The two visions in question look at being authentic to the original source material and a softened version by following the source material’s source material. The original concept of the show was directed by Masaaki Osumi and followed the approach of Monkey Punch’s manga. That being said, for approximately the first third of the show, the direction was hard boiled and mature. Adult oriented programming is often taken for granted today as normal, but for the early 1970s, this was untested ground. Ratings suffered and Osumi was soon shown the door to be replaced by the young and hungry Hayao Miyazaki and Isao Takahata. Not overly enthusiastic, they took the job and followed the marching orders to clean up the show and make it appeal more for families and children. At first there were a handful of transitional episodes that became out and out fun and non-offensive adventures of the week.
And due to the split nature of Lupin III, I have a love/hate, well more disappointed than hate as I can’t hate this show. As famous as Miyazaki and Takahata are and as well produced and fun the later episodes are, I really love the original vision of Masaaki Osumi. The attitude and grittier look are just brilliant. Lupin is not as much of backstabbing bastard as the manga, but he is still a bit of a scoundrel. And this kind of goes for the so called team of four: Lupin, Jigen, Goemon and Fujiko. It seems all four of them will one up each other to be on top (maybe not so much Jigen?) and that is a nice thing to see as it is four egos on a rampage. Particularly Fujiko, who I think suffers the most during the change. The big haired bombshell who would shoot Lupin in the back and have him in the sack as well gets a hair cut and her hemlines extended. Fujiko is a strong, independent and sexy woman who may be the most cutthroat of the bunch becomes almost a backup figure. Big mistake. Let Fujiko be Fujiko.

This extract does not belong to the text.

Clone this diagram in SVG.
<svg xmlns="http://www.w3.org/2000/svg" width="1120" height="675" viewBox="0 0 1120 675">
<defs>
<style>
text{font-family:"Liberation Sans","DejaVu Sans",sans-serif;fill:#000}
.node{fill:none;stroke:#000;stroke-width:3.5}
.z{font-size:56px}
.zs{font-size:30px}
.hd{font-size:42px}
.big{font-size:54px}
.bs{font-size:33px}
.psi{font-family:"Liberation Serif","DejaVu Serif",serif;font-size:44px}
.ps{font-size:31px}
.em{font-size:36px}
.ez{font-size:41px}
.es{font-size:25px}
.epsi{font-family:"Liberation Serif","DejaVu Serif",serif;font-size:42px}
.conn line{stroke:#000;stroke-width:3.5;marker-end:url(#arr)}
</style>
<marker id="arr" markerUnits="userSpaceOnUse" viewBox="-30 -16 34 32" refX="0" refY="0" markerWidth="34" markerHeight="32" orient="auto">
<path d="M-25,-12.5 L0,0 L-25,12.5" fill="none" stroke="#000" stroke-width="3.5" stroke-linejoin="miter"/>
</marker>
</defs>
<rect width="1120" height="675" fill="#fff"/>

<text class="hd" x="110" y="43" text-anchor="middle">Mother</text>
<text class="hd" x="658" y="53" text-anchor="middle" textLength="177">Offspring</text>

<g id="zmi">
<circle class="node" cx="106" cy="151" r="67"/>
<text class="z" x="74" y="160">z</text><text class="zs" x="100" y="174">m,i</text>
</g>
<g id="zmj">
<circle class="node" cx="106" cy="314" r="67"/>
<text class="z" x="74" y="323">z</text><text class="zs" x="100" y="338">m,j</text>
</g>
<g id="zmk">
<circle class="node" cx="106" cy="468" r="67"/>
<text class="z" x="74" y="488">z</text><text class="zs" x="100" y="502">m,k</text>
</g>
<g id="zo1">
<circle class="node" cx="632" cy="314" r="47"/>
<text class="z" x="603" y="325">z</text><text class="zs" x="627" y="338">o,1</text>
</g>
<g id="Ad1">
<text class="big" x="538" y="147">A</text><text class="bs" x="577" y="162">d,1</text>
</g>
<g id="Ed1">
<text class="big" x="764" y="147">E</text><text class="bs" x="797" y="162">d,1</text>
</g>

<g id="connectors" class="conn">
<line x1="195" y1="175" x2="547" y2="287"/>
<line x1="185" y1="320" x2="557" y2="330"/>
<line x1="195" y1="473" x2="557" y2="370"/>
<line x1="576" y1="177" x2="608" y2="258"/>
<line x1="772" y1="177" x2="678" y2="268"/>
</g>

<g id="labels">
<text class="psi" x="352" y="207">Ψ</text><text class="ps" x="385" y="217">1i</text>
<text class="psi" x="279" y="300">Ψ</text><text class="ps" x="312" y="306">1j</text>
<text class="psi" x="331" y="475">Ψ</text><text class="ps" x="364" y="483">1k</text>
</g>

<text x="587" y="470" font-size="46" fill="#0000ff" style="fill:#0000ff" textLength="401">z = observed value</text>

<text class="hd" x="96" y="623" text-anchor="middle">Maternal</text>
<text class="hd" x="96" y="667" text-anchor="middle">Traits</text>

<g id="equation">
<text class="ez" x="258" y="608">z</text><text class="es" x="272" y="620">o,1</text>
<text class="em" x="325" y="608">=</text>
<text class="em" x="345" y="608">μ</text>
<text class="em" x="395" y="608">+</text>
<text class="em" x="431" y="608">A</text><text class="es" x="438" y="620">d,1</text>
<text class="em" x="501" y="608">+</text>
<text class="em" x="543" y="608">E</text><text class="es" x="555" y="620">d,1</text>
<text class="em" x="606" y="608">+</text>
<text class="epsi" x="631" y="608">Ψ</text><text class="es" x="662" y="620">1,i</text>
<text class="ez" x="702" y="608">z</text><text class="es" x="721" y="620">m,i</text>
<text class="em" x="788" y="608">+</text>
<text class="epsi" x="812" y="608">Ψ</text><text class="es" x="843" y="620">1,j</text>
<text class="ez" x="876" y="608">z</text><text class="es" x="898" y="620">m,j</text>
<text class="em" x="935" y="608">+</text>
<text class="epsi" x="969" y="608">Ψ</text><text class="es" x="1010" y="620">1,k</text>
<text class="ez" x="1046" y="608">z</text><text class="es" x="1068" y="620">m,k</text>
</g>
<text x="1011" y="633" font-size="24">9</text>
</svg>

So with all the grit and angst of the original one third of episodes, it should be a dark show with nothing funny. OH NO! Funny is the word of this show from the word go. My favorite episode, One Chance to Breakout, is comedic genius. After all what would happen if Lupin gets caught by Zenigata? He stays put and acts like a crazy man for months and months and months until he decides to leave. And poor Fujiko tries to break him out and every single time Jigen pulls her back to say let Lupin do his thing. It’s mature comedy, smart comedy that if you love Monty Python or Dr. Strangelove or: How I Learned to Stop Worrying and Love the Bomb you will get it and in spades. Funny and bit bizarre on the side of being experimental. It is a shame they left the original intention behind, but at least that much got through the system.

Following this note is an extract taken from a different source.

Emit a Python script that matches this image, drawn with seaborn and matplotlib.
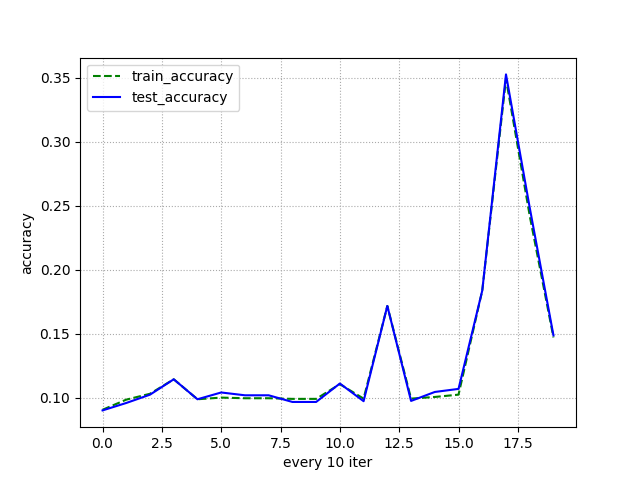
import numpy as np
import pandas as pd
import seaborn as sns
import matplotlib
matplotlib.use('Agg')
import matplotlib.pyplot as plt

# accuracy every 10 iterations
train_accuracy = [0.0905, 0.0984, 0.1030, 0.1143, 0.0987, 0.1000, 0.0995, 0.0995, 0.0990, 0.0990,
                  0.1105, 0.0992, 0.1716, 0.0992, 0.1005, 0.1023, 0.1836, 0.3490, 0.2420, 0.1470]
test_accuracy = [0.0900, 0.0958, 0.1023, 0.1143, 0.0987, 0.1040, 0.1018, 0.1018, 0.0966, 0.0966,
                 0.1110, 0.0972, 0.1716, 0.0974, 0.1044, 0.1068, 0.1836, 0.3525, 0.2484, 0.1486]

steps = np.arange(len(train_accuracy))
df = pd.DataFrame({'step': steps, 'train': train_accuracy, 'test': test_accuracy})

fig, ax = plt.subplots(figsize=(6.4, 4.8), dpi=100)
sns.lineplot(data=df, x='step', y='train', ax=ax, color='green', linestyle='--', label='train_accuracy')
sns.lineplot(data=df, x='step', y='test', ax=ax, color='blue', linestyle='-', label='test_accuracy')

ax.set_xlabel('every 10 iter')
ax.set_ylabel('accuracy')
ax.grid(True, linestyle=':', color='#aaaaaa')
ax.legend(loc='upper left')

plt.savefig('out.png')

Also to make a small comparison to the Patlabor OVA to Patlabor 2: The Movie, we see a couple storylines in the Lupin III TV Series that ended up being used… again! After all episodes six and seven of the Patlabor OVA are similar to the plot of Patlabor 2: The Movie (similar yes, same no, Patlabor 2 is beyond perfect). As for Lupin III, you have an episode with a guy who makes counterfeit money with a clock tower/mountain and another featuring an odd guy named Mamo. I think these sound like a couple movies that featured Lupin a couple years later? Recycling done right.
Beyond the matter the of vision or production, the adventures of Lupin have always been about style. Cool style baby, YEAH! And that style looks damn good with a green jacket, a good addition over the red (not saying one is better, but from style preference, I like green). And I give the original Lupin III credit for the audacity to push animation into a more mature waters. After all, grown up kiddies still need cartoons too.